TO BE DONE:
Transcribe the material exactly. Images do not belong in the copy.

• • •

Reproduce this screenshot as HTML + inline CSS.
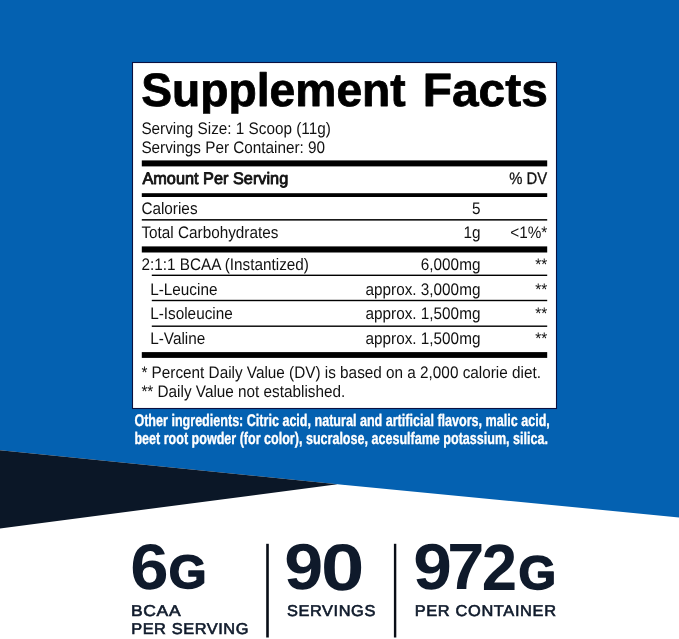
<!DOCTYPE html>
<html lang="en">
<head>
<meta charset="utf-8">
<title>Supplement Facts</title>
<style>
html,body{margin:0;padding:0;background:#fff;}
body{width:679px;height:639px;overflow:hidden;position:relative;font-family:"Liberation Sans",sans-serif;}
svg{position:absolute;left:0;top:0;display:block;}
text{font-family:"Liberation Sans",sans-serif;text-rendering:geometricPrecision;}
.r{font-size:16.7px;fill:#111;}
.b{font-weight:bold;}
.sb{stroke:#111;stroke-width:0.85px;stroke-linejoin:round;}
.mb{stroke:#111;stroke-width:0.3px;}
.e{text-anchor:end;}
.bar{fill:#000;}
.ttl{font-weight:bold;font-size:46.8px;fill:#000;stroke:#000;stroke-width:0.8px;stroke-linejoin:round;}
.oi{font-weight:bold;font-size:16.8px;fill:#fff;stroke:#fff;stroke-width:0.35px;}
.big{font-weight:bold;font-size:100px;fill:#0f1a2b;}
.g{stroke:#0f1a2b;stroke-width:3.2px;stroke-linejoin:round;}
.lab{font-size:15.6px;fill:#0f1a2b;stroke:#0f1a2b;stroke-width:0.6px;}
</style>
</head>
<body>
<svg width="679" height="639" viewBox="0 0 679 639">
<!-- background shapes -->
<polygon points="0,0 679,0 679,517.4 337.5,484.2 0,450.3" fill="#0461b1"/>
<polygon points="0,450.3 337.5,484.2 0,528.5" fill="#0b1727"/>
<!-- facts panel -->
<rect x="132.5" y="62.5" width="424" height="346" fill="#fff" stroke="#0a1040" stroke-width="1.1"/>
<clipPath id="tc"><rect x="133" y="63" width="423" height="50.8"/></clipPath>
<g clip-path="url(#tc)">
<text class="ttl" transform="translate(141.2 106.0) scale(0.9877 1)">Supplement</text>
<text class="ttl" transform="translate(422.8 106.0) scale(1.022 1)">Facts</text>
</g>
<text class="r" transform="translate(141.4 134) scale(0.917 1)">Serving Size: 1 Scoop (11g)</text>
<text class="r" transform="translate(141.4 153) scale(0.917 1)">Servings Per Container: 90</text>
<rect class="bar" x="141.8" y="160.4" width="405.4" height="6"/>
<text class="r sb" transform="translate(142.4 184) scale(0.9765 1)">Amount Per Serving</text>
<text class="r mb e" transform="translate(547.2 184) scale(0.89 1)">% DV</text>
<rect class="bar" x="141.8" y="193.2" width="405.4" height="3.8"/>
<text class="r" transform="translate(141.4 214) scale(0.917 1)">Calories</text>
<text class="r e" transform="translate(480.4 214) scale(0.917 1)">5</text>
<rect class="bar" x="141.8" y="219.1" width="405.4" height="1.5"/>
<text class="r" transform="translate(141.4 238) scale(0.917 1)">Total Carbohydrates</text>
<text class="r e" transform="translate(480.4 238) scale(0.917 1)">1g</text>
<text class="r e" transform="translate(547.2 238) scale(0.917 1)">&lt;1%*</text>
<rect class="bar" x="141.8" y="246.4" width="405.4" height="6.1"/>
<text class="r" transform="translate(141.4 270) scale(0.917 1)">2:1:1 BCAA (Instantized)</text>
<text class="r e" transform="translate(480.4 270) scale(0.917 1)">6,000mg</text>
<text class="r e" transform="translate(547.2 270) scale(0.917 1)">**</text>
<rect class="bar" x="151.8" y="274.6" width="395.4" height="1.4"/>
<text class="r" transform="translate(150.2 295) scale(0.917 1)">L-Leucine</text>
<text class="r e" transform="translate(480.4 295) scale(0.917 1)">approx. 3,000mg</text>
<text class="r e" transform="translate(547.2 295) scale(0.917 1)">**</text>
<rect class="bar" x="151.8" y="299.8" width="395.4" height="1.4"/>
<text class="r" transform="translate(150.2 319) scale(0.917 1)">L-Isoleucine</text>
<text class="r e" transform="translate(480.4 319) scale(0.917 1)">approx. 1,500mg</text>
<text class="r e" transform="translate(547.2 319) scale(0.917 1)">**</text>
<rect class="bar" x="151.8" y="325.5" width="395.4" height="1.4"/>
<text class="r" transform="translate(150.2 344) scale(0.917 1)">L-Valine</text>
<text class="r e" transform="translate(480.4 344) scale(0.917 1)">approx. 1,500mg</text>
<text class="r e" transform="translate(547.2 344) scale(0.917 1)">**</text>
<rect class="bar" x="141.8" y="352.1" width="405.4" height="5.8"/>
<text class="r" transform="translate(141.4 377.6) scale(0.917 1)">* Percent Daily Value (DV) is based on a 2,000 calorie diet.</text>
<text class="r" transform="translate(141.4 397) scale(0.917 1)">** Daily Value not established.</text>
<!-- other ingredients -->
<text class="oi" transform="translate(134.4 426) scale(0.7487 1)">Other ingredients: Citric acid, natural and artificial flavors, malic acid,</text>
<text class="oi" transform="translate(134.4 443.6) scale(0.7478 1)">beet root powder (for color), sucralose, acesulfame potassium, silica.</text>
<!-- stats -->
<g class="big">
<text transform="matrix(0.6898 0.0004 -0.0004 0.6453 130.13 589.19)">6</text>
<text class="g" transform="matrix(0.4867 0.0004 -0.0004 0.4695 168.67 588.36)">G</text>
<text transform="matrix(0.7000 0.0004 -0.0004 0.6480 284.23 589.48)">9</text>
<text transform="matrix(0.7794 0.0004 -0.0004 0.6572 320.99 589.99)">0</text>
<text transform="matrix(0.6948 0.0004 -0.0004 0.6494 413.20 589.08)">9</text>
<text transform="matrix(0.6673 0.0004 -0.0004 0.6556 447.34 589.20)">7</text>
<text transform="matrix(0.6359 0.0004 -0.0004 0.6554 481.75 589.50)">2</text>
<text class="g" transform="matrix(0.4830 0.0004 -0.0004 0.4718 518.57 588.60)">G</text>
</g>
<rect x="266.2" y="543.8" width="2.6" height="93.7" fill="#080d16"/>
<rect x="393.9" y="543.8" width="2.4" height="93.7" fill="#080d16"/>
<text class="lab" transform="matrix(1.12 0.0004 -0.0004 1 131.08 616.3)" style="letter-spacing:0.564px">BCAA</text>
<text class="lab" transform="matrix(1.05 0.0004 -0.0004 1 131.13 633.7)" style="letter-spacing:0.547px">PER SERVING</text>
<text class="lab" transform="matrix(1.05 0.0004 -0.0004 1 286.95 616.4)" style="letter-spacing:0.553px">SERVINGS</text>
<text class="lab" transform="matrix(1.05 0.0004 -0.0004 1 414.69 616.4)" style="letter-spacing:0.623px">PER CONTAINER</text>
</svg>
</body>
</html>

• • •

ANSWER IN FULL:
Reproduce this screenshot as HTML + inline CSS.
<!DOCTYPE html>
<html lang="en">
<head>
<meta charset="utf-8">
<title>Supplement Facts</title>
<style>
html,body{margin:0;padding:0;background:#fff;}
body{width:679px;height:639px;overflow:hidden;position:relative;font-family:"Liberation Sans",sans-serif;}
svg{position:absolute;left:0;top:0;display:block;}
text{font-family:"Liberation Sans",sans-serif;text-rendering:geometricPrecision;}
.r{font-size:16.7px;fill:#111;}
.b{font-weight:bold;}
.sb{stroke:#111;stroke-width:0.85px;stroke-linejoin:round;}
.mb{stroke:#111;stroke-width:0.3px;}
.e{text-anchor:end;}
.bar{fill:#000;}
.ttl{font-weight:bold;font-size:46.8px;fill:#000;stroke:#000;stroke-width:0.8px;stroke-linejoin:round;}
.oi{font-weight:bold;font-size:16.8px;fill:#fff;stroke:#fff;stroke-width:0.35px;}
.big{font-weight:bold;font-size:100px;fill:#0f1a2b;}
.g{stroke:#0f1a2b;stroke-width:3.2px;stroke-linejoin:round;}
.lab{font-size:15.6px;fill:#0f1a2b;stroke:#0f1a2b;stroke-width:0.6px;}
</style>
</head>
<body>
<svg width="679" height="639" viewBox="0 0 679 639">
<!-- background shapes -->
<polygon points="0,0 679,0 679,517.4 337.5,484.2 0,450.3" fill="#0461b1"/>
<polygon points="0,450.3 337.5,484.2 0,528.5" fill="#0b1727"/>
<!-- facts panel -->
<rect x="132.5" y="62.5" width="424" height="346" fill="#fff" stroke="#0a1040" stroke-width="1.1"/>
<clipPath id="tc"><rect x="133" y="63" width="423" height="50.8"/></clipPath>
<g clip-path="url(#tc)">
<text class="ttl" transform="translate(141.2 106.0) scale(0.9877 1)">Supplement</text>
<text class="ttl" transform="translate(422.8 106.0) scale(1.022 1)">Facts</text>
</g>
<text class="r" transform="translate(141.4 134) scale(0.917 1)">Serving Size: 1 Scoop (11g)</text>
<text class="r" transform="translate(141.4 153) scale(0.917 1)">Servings Per Container: 90</text>
<rect class="bar" x="141.8" y="160.4" width="405.4" height="6"/>
<text class="r sb" transform="translate(142.4 184) scale(0.9765 1)">Amount Per Serving</text>
<text class="r mb e" transform="translate(547.2 184) scale(0.89 1)">% DV</text>
<rect class="bar" x="141.8" y="193.2" width="405.4" height="3.8"/>
<text class="r" transform="translate(141.4 214) scale(0.917 1)">Calories</text>
<text class="r e" transform="translate(480.4 214) scale(0.917 1)">5</text>
<rect class="bar" x="141.8" y="219.1" width="405.4" height="1.5"/>
<text class="r" transform="translate(141.4 238) scale(0.917 1)">Total Carbohydrates</text>
<text class="r e" transform="translate(480.4 238) scale(0.917 1)">1g</text>
<text class="r e" transform="translate(547.2 238) scale(0.917 1)">&lt;1%*</text>
<rect class="bar" x="141.8" y="246.4" width="405.4" height="6.1"/>
<text class="r" transform="translate(141.4 270) scale(0.917 1)">2:1:1 BCAA (Instantized)</text>
<text class="r e" transform="translate(480.4 270) scale(0.917 1)">6,000mg</text>
<text class="r e" transform="translate(547.2 270) scale(0.917 1)">**</text>
<rect class="bar" x="151.8" y="274.6" width="395.4" height="1.4"/>
<text class="r" transform="translate(150.2 295) scale(0.917 1)">L-Leucine</text>
<text class="r e" transform="translate(480.4 295) scale(0.917 1)">approx. 3,000mg</text>
<text class="r e" transform="translate(547.2 295) scale(0.917 1)">**</text>
<rect class="bar" x="151.8" y="299.8" width="395.4" height="1.4"/>
<text class="r" transform="translate(150.2 319) scale(0.917 1)">L-Isoleucine</text>
<text class="r e" transform="translate(480.4 319) scale(0.917 1)">approx. 1,500mg</text>
<text class="r e" transform="translate(547.2 319) scale(0.917 1)">**</text>
<rect class="bar" x="151.8" y="325.5" width="395.4" height="1.4"/>
<text class="r" transform="translate(150.2 344) scale(0.917 1)">L-Valine</text>
<text class="r e" transform="translate(480.4 344) scale(0.917 1)">approx. 1,500mg</text>
<text class="r e" transform="translate(547.2 344) scale(0.917 1)">**</text>
<rect class="bar" x="141.8" y="352.1" width="405.4" height="5.8"/>
<text class="r" transform="translate(141.4 377.6) scale(0.917 1)">* Percent Daily Value (DV) is based on a 2,000 calorie diet.</text>
<text class="r" transform="translate(141.4 397) scale(0.917 1)">** Daily Value not established.</text>
<!-- other ingredients -->
<text class="oi" transform="translate(134.4 426) scale(0.7487 1)">Other ingredients: Citric acid, natural and artificial flavors, malic acid,</text>
<text class="oi" transform="translate(134.4 443.6) scale(0.7478 1)">beet root powder (for color), sucralose, acesulfame potassium, silica.</text>
<!-- stats -->
<g class="big">
<text transform="matrix(0.6898 0.0004 -0.0004 0.6453 130.13 589.19)">6</text>
<text class="g" transform="matrix(0.4867 0.0004 -0.0004 0.4695 168.67 588.36)">G</text>
<text transform="matrix(0.7000 0.0004 -0.0004 0.6480 284.23 589.48)">9</text>
<text transform="matrix(0.7794 0.0004 -0.0004 0.6572 320.99 589.99)">0</text>
<text transform="matrix(0.6948 0.0004 -0.0004 0.6494 413.20 589.08)">9</text>
<text transform="matrix(0.6673 0.0004 -0.0004 0.6556 447.34 589.20)">7</text>
<text transform="matrix(0.6359 0.0004 -0.0004 0.6554 481.75 589.50)">2</text>
<text class="g" transform="matrix(0.4830 0.0004 -0.0004 0.4718 518.57 588.60)">G</text>
</g>
<rect x="266.2" y="543.8" width="2.6" height="93.7" fill="#080d16"/>
<rect x="393.9" y="543.8" width="2.4" height="93.7" fill="#080d16"/>
<text class="lab" transform="matrix(1.12 0.0004 -0.0004 1 131.08 616.3)" style="letter-spacing:0.564px">BCAA</text>
<text class="lab" transform="matrix(1.05 0.0004 -0.0004 1 131.13 633.7)" style="letter-spacing:0.547px">PER SERVING</text>
<text class="lab" transform="matrix(1.05 0.0004 -0.0004 1 286.95 616.4)" style="letter-spacing:0.553px">SERVINGS</text>
<text class="lab" transform="matrix(1.05 0.0004 -0.0004 1 414.69 616.4)" style="letter-spacing:0.623px">PER CONTAINER</text>
</svg>
</body>
</html>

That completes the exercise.